Aim of the task:
Find every line in the records below that contains the word "this", and copy each such line.
>> start Data supplied
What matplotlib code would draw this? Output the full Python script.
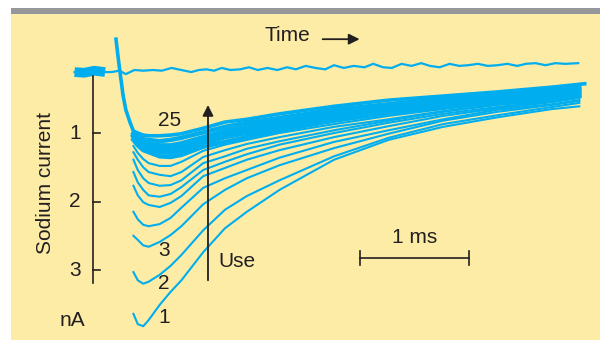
>> end Data supplied
>> start Data supplied
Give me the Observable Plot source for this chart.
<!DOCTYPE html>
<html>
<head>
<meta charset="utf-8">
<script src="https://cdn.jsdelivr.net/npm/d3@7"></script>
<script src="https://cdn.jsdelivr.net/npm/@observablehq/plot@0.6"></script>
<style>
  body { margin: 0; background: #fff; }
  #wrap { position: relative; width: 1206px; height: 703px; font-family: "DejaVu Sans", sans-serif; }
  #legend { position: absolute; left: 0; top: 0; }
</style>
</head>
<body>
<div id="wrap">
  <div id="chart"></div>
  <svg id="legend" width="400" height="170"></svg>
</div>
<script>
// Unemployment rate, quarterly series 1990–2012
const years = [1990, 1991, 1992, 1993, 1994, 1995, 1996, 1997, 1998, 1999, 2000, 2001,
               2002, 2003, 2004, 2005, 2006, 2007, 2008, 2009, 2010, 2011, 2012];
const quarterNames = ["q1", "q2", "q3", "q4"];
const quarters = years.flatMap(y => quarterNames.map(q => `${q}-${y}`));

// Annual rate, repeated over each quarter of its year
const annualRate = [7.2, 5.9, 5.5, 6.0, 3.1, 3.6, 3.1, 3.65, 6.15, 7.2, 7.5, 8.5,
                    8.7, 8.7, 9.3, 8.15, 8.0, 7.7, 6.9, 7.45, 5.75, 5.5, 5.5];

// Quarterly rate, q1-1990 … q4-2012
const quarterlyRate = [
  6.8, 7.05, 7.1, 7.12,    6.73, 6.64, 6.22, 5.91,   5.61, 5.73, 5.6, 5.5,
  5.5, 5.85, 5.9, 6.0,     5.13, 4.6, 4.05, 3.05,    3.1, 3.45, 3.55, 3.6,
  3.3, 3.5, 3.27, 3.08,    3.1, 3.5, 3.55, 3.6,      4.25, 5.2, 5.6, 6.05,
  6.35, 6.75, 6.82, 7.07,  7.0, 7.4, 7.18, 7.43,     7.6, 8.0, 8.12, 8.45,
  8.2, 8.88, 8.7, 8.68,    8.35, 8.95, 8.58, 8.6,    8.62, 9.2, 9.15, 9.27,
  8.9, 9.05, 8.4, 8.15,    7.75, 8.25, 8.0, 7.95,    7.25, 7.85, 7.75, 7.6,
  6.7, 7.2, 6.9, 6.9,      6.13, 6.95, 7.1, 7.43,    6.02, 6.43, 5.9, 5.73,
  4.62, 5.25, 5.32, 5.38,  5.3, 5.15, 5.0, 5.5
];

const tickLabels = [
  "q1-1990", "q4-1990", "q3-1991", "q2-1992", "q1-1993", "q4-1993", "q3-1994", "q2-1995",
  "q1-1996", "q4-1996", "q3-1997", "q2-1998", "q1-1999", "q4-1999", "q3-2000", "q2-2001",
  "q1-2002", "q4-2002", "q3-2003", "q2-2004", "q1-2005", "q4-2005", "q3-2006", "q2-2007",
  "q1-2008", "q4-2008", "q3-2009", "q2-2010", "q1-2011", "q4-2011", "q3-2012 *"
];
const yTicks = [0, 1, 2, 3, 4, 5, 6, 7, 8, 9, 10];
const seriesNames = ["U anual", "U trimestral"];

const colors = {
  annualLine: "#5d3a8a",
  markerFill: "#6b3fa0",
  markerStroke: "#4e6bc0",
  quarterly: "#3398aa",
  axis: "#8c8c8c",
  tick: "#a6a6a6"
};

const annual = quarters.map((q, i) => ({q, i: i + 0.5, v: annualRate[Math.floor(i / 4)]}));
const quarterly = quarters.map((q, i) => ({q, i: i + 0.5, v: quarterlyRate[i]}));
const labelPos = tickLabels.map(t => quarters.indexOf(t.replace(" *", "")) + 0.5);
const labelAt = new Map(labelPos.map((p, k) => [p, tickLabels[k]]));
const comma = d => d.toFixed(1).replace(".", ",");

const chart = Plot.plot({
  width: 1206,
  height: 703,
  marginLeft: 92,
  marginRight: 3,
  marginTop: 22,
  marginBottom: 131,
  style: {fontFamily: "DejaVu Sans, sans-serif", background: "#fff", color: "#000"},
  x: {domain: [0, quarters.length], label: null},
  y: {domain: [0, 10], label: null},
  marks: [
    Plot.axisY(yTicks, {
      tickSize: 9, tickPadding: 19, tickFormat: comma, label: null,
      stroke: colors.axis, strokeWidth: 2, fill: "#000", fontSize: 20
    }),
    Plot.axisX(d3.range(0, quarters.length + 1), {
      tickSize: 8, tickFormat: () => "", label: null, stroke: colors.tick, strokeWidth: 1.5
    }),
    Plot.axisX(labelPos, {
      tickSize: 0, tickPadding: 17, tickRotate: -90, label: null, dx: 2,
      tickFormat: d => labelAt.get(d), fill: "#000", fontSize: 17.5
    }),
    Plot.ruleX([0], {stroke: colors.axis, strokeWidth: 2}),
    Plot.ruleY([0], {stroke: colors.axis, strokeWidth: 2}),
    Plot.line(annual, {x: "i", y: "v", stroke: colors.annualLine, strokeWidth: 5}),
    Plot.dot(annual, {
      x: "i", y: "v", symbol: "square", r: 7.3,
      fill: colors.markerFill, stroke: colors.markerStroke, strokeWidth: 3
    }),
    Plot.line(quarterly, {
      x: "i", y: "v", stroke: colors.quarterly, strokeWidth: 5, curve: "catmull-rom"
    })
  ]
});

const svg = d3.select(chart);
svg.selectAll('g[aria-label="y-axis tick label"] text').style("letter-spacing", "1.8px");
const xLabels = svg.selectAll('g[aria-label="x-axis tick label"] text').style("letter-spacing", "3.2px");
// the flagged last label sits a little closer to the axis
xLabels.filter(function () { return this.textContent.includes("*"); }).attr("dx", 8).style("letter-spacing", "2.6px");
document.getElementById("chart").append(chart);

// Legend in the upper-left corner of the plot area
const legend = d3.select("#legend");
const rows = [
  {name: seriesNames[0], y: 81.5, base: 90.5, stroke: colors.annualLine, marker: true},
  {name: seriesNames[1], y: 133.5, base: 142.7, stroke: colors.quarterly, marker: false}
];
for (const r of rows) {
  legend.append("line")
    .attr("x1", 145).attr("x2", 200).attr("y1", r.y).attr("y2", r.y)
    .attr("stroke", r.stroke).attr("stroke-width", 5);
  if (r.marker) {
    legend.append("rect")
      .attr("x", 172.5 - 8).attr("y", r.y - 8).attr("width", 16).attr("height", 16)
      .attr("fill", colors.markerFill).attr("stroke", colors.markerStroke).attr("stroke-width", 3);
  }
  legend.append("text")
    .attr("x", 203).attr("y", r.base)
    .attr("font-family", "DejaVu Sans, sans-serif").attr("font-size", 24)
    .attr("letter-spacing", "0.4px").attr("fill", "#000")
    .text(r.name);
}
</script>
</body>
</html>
>> end Data supplied
Problem solution:
What matplotlib code would draw this? Output the full Python script.
Give me the Observable Plot source for this chart.
xLabels.filter(function () { return this.textContent.includes("*"); }).attr("dx", 8).style("letter-spacing", "2.6px");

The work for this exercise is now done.